Apple's well-documented control over the iPhone and apps took a major blow this week when the U.S. Library of Congress ruled that people who "jailbreak" phones to add non-Apple approved apps should be exempt from prosecution.
It's unlikely, say analysts, that the ruling will lead to more iPhone jailbreakers. However, the ruling might spur rogue app developers to ply their trade with even greater fervor, perhaps leading to a legal "red-light" app store.
For CIOs dealing with employees who bring their iPhones to work, many companies already have policies against jailbreaking so there won't be much of an impact. "The iPhone was never a loved device by IT organizations because Apple never embraced them," says analyst Rob Enderle of the Enderle Group, adding, "I'm not seeing this ruling as an additional problem, just more noise."

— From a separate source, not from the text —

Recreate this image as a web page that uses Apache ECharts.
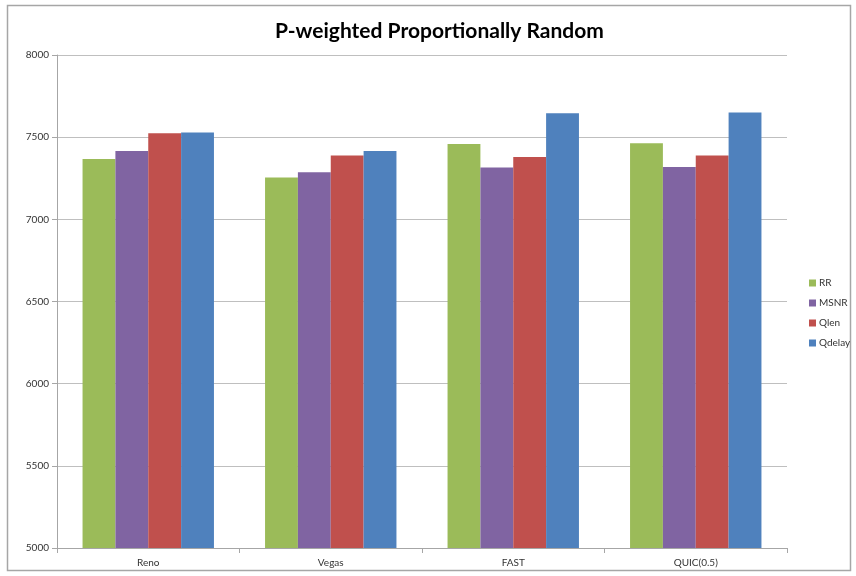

Enderle estimates that less than 4 percent of iPhone owners jailbreak their phones. The ruling won't lead to more jailbreakers, he says, because the notion of breaking the law wasn't a big deterrent to anyway. Most people don't jailbreak their iPhone because it's technically not easy to do.
Also, jailbreaking voids the Apple warranty. Even with this week's ruling, "Apple can still void the warranty and can still reverse the jailbreak with new software releases," says Gartner analyst Van Baker. "It ever so slightly loosens Apple's grip, but for the vast majority of consumers there is no impact whatsoever."
On the other hand, the ruling could open the floodgates to a third-party app store serving up, say, pornographic apps, says Enderle. Apple recently cracked down on sexy apps in the App Store. (See " Was Apple's Bikini Ban Too Reactionary?")
Baker and Enderle agree that non-Apple approved apps are at higher risk of containing malware, perhaps more unreliable or maybe just nonsense apps that diminish the image of the iPhone. "It was junk that killed the old Atari game platform," Enderle says.
Of course, there are worthwhile productivity apps that only run on jailbroken iPhones, such as Adblock that blocks ads in Mobile Safari and Voicemail Forwarder. Many of these outlaw apps offered features before iOS 4 came out with them last month, such as folders, multitasking and backgrounder.
Another reason to jailbreak the iPhone is to connect it to a wireless carrier other than AT&T, says Enderle, speaking on jailbroken phone. Although he warns that a jailbroken iPhone won't run on CDMA-based Sprint or Verizon networks. While it can run on T-Mobile, he says, "data rates are going to slow down quite a bit."
The biggest impact of this week's ruling will be felt by Apple itself. "Apple maintains high level of quality largely through absolute control, and their control is being torpedoed," Enderle says.